イチロヲ

未亡人 初七日の悶えのイチロヲのレビュー・感想・評価

未亡人 初七日の悶え(1993年製作の映画)
4.0
浅草を闊歩する破戒僧(佐野和宏)が、福祉課職員の夫を殺害され、未亡人となった女性(小川真実)を庇護するべく、悪徳組織に肉薄していく。浅草の再開発を背景にした反権力闘争を描いている、新東宝配給のピンク映画。原題「坊さんが屁こいた」。

映像自体は90年代のものだが、トラディショナルな雰囲気を大事にしているため、良い意味で年代設定が明確化されていない。完全に「日活ロマンポルノが通った道」だけども、ピンク映画ならではの換骨奪胎に成功している。

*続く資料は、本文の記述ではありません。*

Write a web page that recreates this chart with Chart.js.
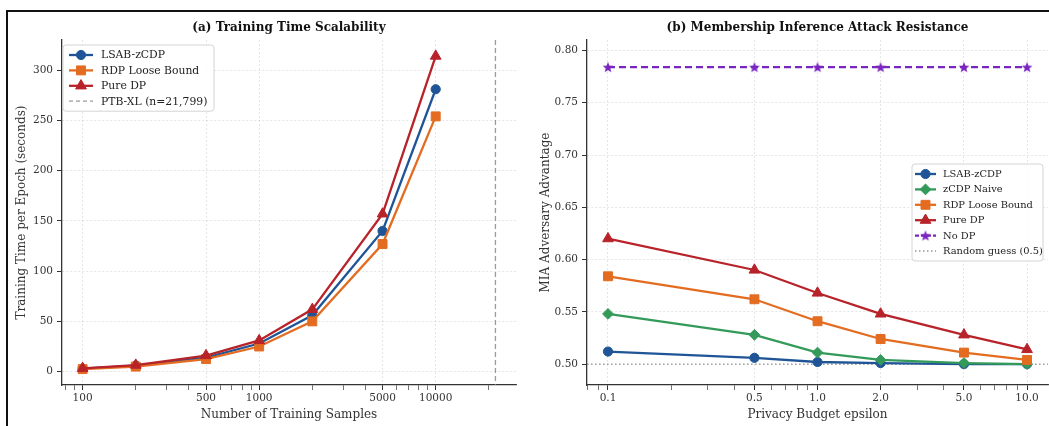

何よりも、本能に忠実なファンキー坊主が、アクティブに動き回るだけで絵になるところが心憎い。軍服姿の浮浪者(小林節彦)、全共闘世代の始末人(下元史朗)などといった芸達者な男優陣が、丁々発止の掛け合いを見せてくれる。

終局が近づくと、地上げ屋を指揮しているキリスト教徒の悪女(摩子)が、破戒僧とセックス対決を展開させる。そして、喪服には緋襦袢と同等の婀娜っぽさがあることを、あらためて痛感させられる。